The Compilability Thresholds of 2-CNF to OBDD
This work addresses a theoretical problem in computational complexity and knowledge compilation, providing precise thresholds that align with known properties like satisfiability and treewidth, but it is incremental as it builds on existing threshold results.
The paper tackles the problem of compilability thresholds for random 2-CNF formulas to OBDDs, showing that with high probability, formulas admit polynomial-size OBDDs for δ < 1/2 or δ > 1, but only exponential-size OBDDs for 1/2 < δ < 1.

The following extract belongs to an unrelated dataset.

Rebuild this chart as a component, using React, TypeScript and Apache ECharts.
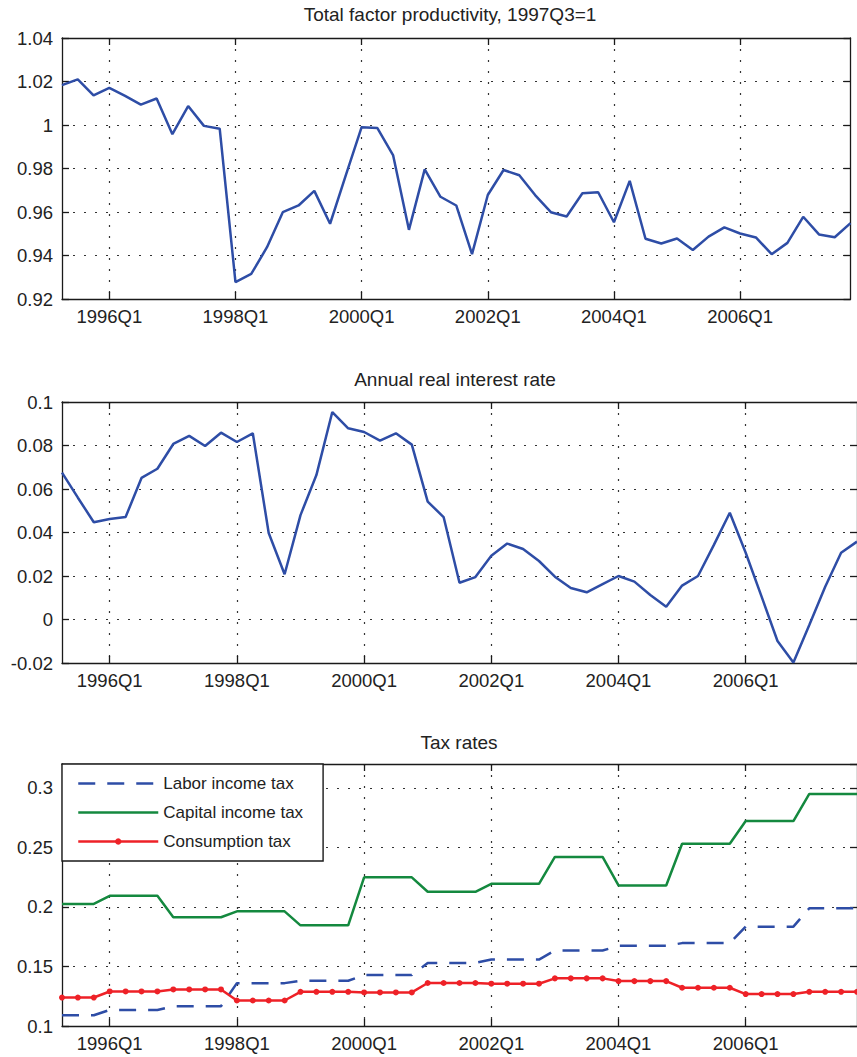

We prove the existence of two thresholds regarding the compilability of random 2-CNF formulas to OBDDs. The formulas are drawn from $\mathcal{F}_2(n,δn)$, the uniform distribution over all 2-CNFs with $δn$ clauses and $n$ variables, with $δ\geq 0$ a constant. We show that, with high probability, the random 2-CNF admits OBDDs of size polynomial in $n$ if $0 \leq δ< 1/2$ or if $δ> 1$. On the other hand, for $1/2 < δ< 1$, with high probability, the random $2$-CNF admits only OBDDs of size exponential in $n$. It is no coincidence that the two ``compilability thresholds'' are $δ= 1/2$ and $δ= 1$. Both are known thresholds for other CNF properties, namely, $δ= 1$ is the satisfiability threshold for 2-CNF while $δ= 1/2$ is the treewidth threshold, i.e., the point where the treewidth of the primal graph jumps from constant to linear in $n$ with high probability.